[Start]
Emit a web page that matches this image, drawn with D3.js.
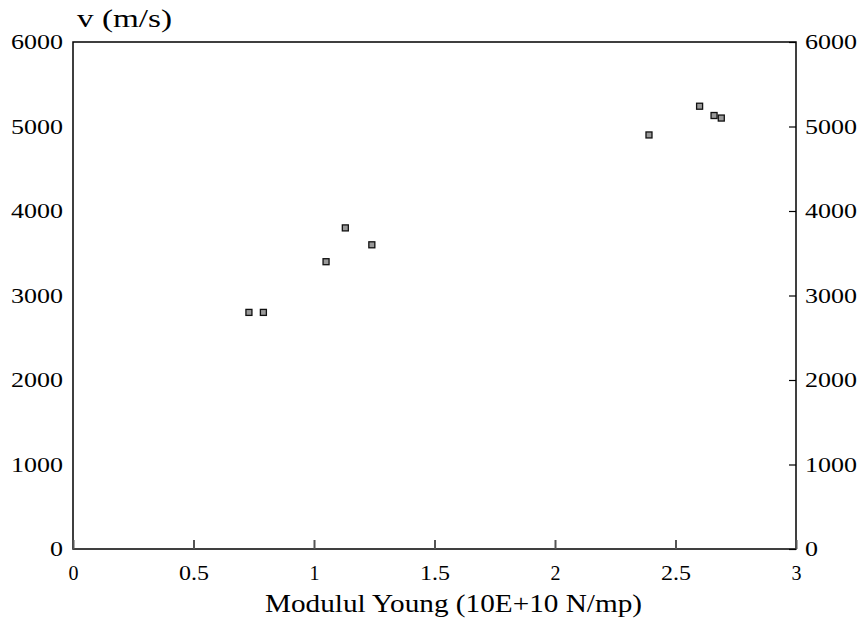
<!DOCTYPE html>
<html>
<head>
<meta charset="utf-8">
<script src="https://cdn.jsdelivr.net/npm/d3@7"></script>
<style>
  body { margin: 0; background: #fff; }
  svg text { font-family: "Times New Roman", "Liberation Serif", Tinos, Times, serif; fill: #000; }
</style>
</head>
<body>
<div id="chart"></div>
<script>
// Young's modulus (10E+10 N/mp) and speed v (m/s)
const modulus = [0.73, 0.79, 1.05, 1.13, 1.24, 2.39, 2.60, 2.66, 2.69];
const speed   = [2800, 2800, 3400, 3800, 3600, 4900, 5240, 5130, 5100];
const xTicks = [0, 0.5, 1, 1.5, 2, 2.5, 3];
const yTicks = [0, 1000, 2000, 3000, 4000, 5000, 6000];

const width = 862, height = 624;
const margin = {top: 42, right: 66, bottom: 75, left: 73};
const w = width - margin.left - margin.right;
const h = height - margin.top - margin.bottom;

const svg = d3.select("#chart").append("svg")
    .attr("width", width)
    .attr("height", height);

const g = svg.append("g")
    .attr("transform", `translate(${margin.left},${margin.top})`);

const x = d3.scaleLinear().domain([0, 3]).range([0, w]);
const y = d3.scaleLinear().domain([0, 6000]).range([h, 0]);

// frame
g.append("rect")
    .attr("width", w).attr("height", h)
    .attr("fill", "none")
    .attr("stroke", "#000")
    .attr("stroke-width", 1.5);

// widen glyphs like the scanned original
const stretch = (sel, perChar) => sel.selectAll(".tick text")
    .attr("textLength", function() { return this.textContent.length * perChar; })
    .attr("lengthAdjust", "spacingAndGlyphs");

const xAxis = g.append("g")
    .attr("transform", `translate(0,${h})`)
    .call(d3.axisBottom(x).tickValues(xTicks).tickSize(-9).tickPadding(25)
        .tickFormat(d => d));
xAxis.select(".domain").remove();
xAxis.selectAll(".tick line").attr("stroke", "#555").attr("stroke-width", 2);
xAxis.selectAll(".tick text").attr("font-size", 21).attr("dy", "0.3em");
stretch(xAxis, 10);

const yLeft = g.append("g")
    .call(d3.axisLeft(y).tickValues(yTicks).tickSize(0).tickPadding(10).tickFormat(d => d));
yLeft.select(".domain").remove();
yLeft.selectAll(".tick text").attr("font-size", 21);
stretch(yLeft, 13);

const yRight = g.append("g")
    .attr("transform", `translate(${w},0)`)
    .call(d3.axisRight(y).tickValues(yTicks).tickSize(-7).tickPadding(9).tickFormat(d => d));
yRight.select(".domain").remove();
yRight.selectAll(".tick line").attr("stroke", "#000").attr("stroke-width", 1.2);
yRight.selectAll(".tick text").attr("font-size", 21);
stretch(yRight, 13);

// points
const pts = modulus.map((m, i) => ({m: m, v: speed[i]}));
g.selectAll(".pt")
    .data(pts)
    .join("rect")
    .attr("class", "pt")
    .attr("x", d => x(d.m) - 3)
    .attr("y", d => y(d.v) - 3)
    .attr("width", 6).attr("height", 6)
    .attr("fill", "#999")
    .attr("stroke", "#111")
    .attr("stroke-width", 1.3);

// axis titles
svg.append("text")
    .attr("x", 77).attr("y", 27)
    .attr("font-size", 25)
    .attr("textLength", 95)
    .attr("lengthAdjust", "spacingAndGlyphs")
    .text("v (m/s)");

svg.append("text")
    .attr("x", 265).attr("y", 612)
    .attr("font-size", 25)
    .attr("textLength", 377)
    .attr("lengthAdjust", "spacingAndGlyphs")
    .text("Modulul Young (10E+10 N/mp)");
</script>
</body>
</html>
[End]
Leave out the pictures, then repeat the listing above exactly from its first line to the line with "const yTicks = [0, 1000, 2000, 3000, 4000, 5000, 6000];", inclusive.

Solution to this task |
Emit a web page that matches this image, drawn with D3.js.
<!DOCTYPE html>
<html>
<head>
<meta charset="utf-8">
<script src="https://cdn.jsdelivr.net/npm/d3@7"></script>
<style>
  body { margin: 0; background: #fff; }
  svg text { font-family: "Times New Roman", "Liberation Serif", Tinos, Times, serif; fill: #000; }
</style>
</head>
<body>
<div id="chart"></div>
<script>
// Young's modulus (10E+10 N/mp) and speed v (m/s)
const modulus = [0.73, 0.79, 1.05, 1.13, 1.24, 2.39, 2.60, 2.66, 2.69];
const speed   = [2800, 2800, 3400, 3800, 3600, 4900, 5240, 5130, 5100];
const xTicks = [0, 0.5, 1, 1.5, 2, 2.5, 3];
const yTicks = [0, 1000, 2000, 3000, 4000, 5000, 6000];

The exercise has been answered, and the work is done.